DOLE: Dole's stump speech in Connecticut yesterday, delivered off-the-cuff, was the best yet on the economy. He still emphasized the 15% tax cut instead of bolder reforms, but the context correctly identified him with the interests of ordinary people, those who are dropping out of the work force because they can't find any jobs that pay enough over the minimum to offset their losses in welfare benefits. He's obviously benefitting from Kemp's counseling as well as the backup from Don Rumsfeld's economic unit. On the Jim Lehrer "NewsHour" last night, Dole economic advisor John Taylor more than held his own intellectually with Clinton advisor Laura Tyson in making growth arguments she just could not handle. These developments bode well for the presidential debate, which conventional wisdom had assumed would heavily favor Clinton.

IRAQ: There are threats in the air of another bombing over the weekend, "disproportionate" punishment of Saddam, says Defense Secretary Bill Perry. My guess is that unless Saddam Hussein forces such an event that the President will pull back. Dole has called for a top-to-bottom review of the Iraq problem, which bodes well for caution. A New York Times editorial yesterday wisely counseled caution, as did General Colin Powell in a speech last night at Drew University in nearby Madison, N. J. Powell said Saddam is a bad guy and has to be watched, but that he is no longer a military threat to the region an obvious truth, although not one that we are hearing from the bombers in both political parties: "If there was a major provocation where for some idiotic reason Saddam would dare try to invade one of his neighbors again, I'm positive that the coalition will snap right back into action." Sen. John Glenn [D-OH] is only one of many in Congress who continue to repeat the preposterous idea that we have to guard against Saddam taking over 70% of the world's known oil reserves. Should we doubt that Colin Powell finds that amusing? The most hawkish of the bunch is Sea John McCain [R-AZ], who practically is advocating carpet bombing of Iraq to punish Saddam. On our website today, we're running a memo I wrote to McCain last night, along with our client letter of October 11, 1994, "Iraq: Send for Colin Powell," in which I warned that as long as we were trying to starve Saddam and the people of Iraq into submission we had to expect him to act up.

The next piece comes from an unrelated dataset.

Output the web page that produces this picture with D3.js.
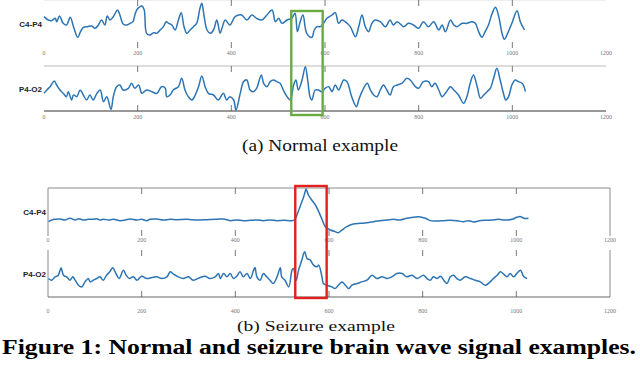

CLINTON: At this stage of the campaign, the President is practically irrelevant. He sits on a big lead in the polls, but his options have been frozen into the run-out-the-clock strategy he adopted in Chicago. As Iraq indicates, he will have his hands full trying to keep from making mistakes. Dole and Kemp have all the flexibility they need to catch him before the clock runs out.

KEMP: Kemp continues to pound away in every stump speech at the nation's racial divide, quoting Martin Luther King even before all-white South Carolina audiences. He has been beaten up in several newspaper columns for having said a good word about Louis Farrakhan's self-help speech at the Million Man March. Most of the press corps seems to be giving Kemp the benefit of the doubt on this, watching to see what develops. In today's USA Today, columnist Walter Shapiro is the first Jewish journalist to praise Kemp for his courage in trying to find a democratic solution to the gulf between blacks and Jews. The Rev. Farrakhan, traveling in the Caribbean since the flap developed, has yet to be heard from.

Jude Wanniski

FEDWATCH: There is no economic reason why today's benign CPI report, or yesterday's benign PPI reading, should influence the FOMC meeting on September 24, the last before the November 5 election. Prices registered now by these indices reflect monetary policy at least a year old. Making policy on the basis of such an information lag would be a recipe for disaster, a fact recognized even by the Fed's most dyed-in-the-wool fine-tuners. It is political reasoning that prompted the financial markets today into a huge sigh of relief, with the 30-year Treasury up nearly a point and a half, its yield tumbling back below 7%, and the DJIA breaking into record territory. Had the PPI and CPI appeared troublesome, the perception that the Fed had to hike rates before the election in order to avoid losing a measure of credibility particularly for Clinton appointees Laurence Meyer and Janet Yellen would have been strong. The benign price indices have removed this consideration. The bears who would like the Fed to find incipient inflation in the unemployment and wage data will, of course, not be mollified. If the nation's creditors perceived a real inflation threat that required Fed tightening, though, we would not see long-term rates falling on news that suggests reduced pressure for a rate hike. The $2 drop in the gold price this week, to $383, is the best indication that monetary confidence has been strengthening, not weakening, in the face of declining prospects for Fed action. At $383 gold, we think Fed Chairman Greenspan would find a way to give cover to Governors Meyer and Yellen even if the CPI were not so benign. As the risk of a Fed move has been the major factor keeping the 30-year bond yield above 6.75% for weeks, we expect that gap to continue narrowing.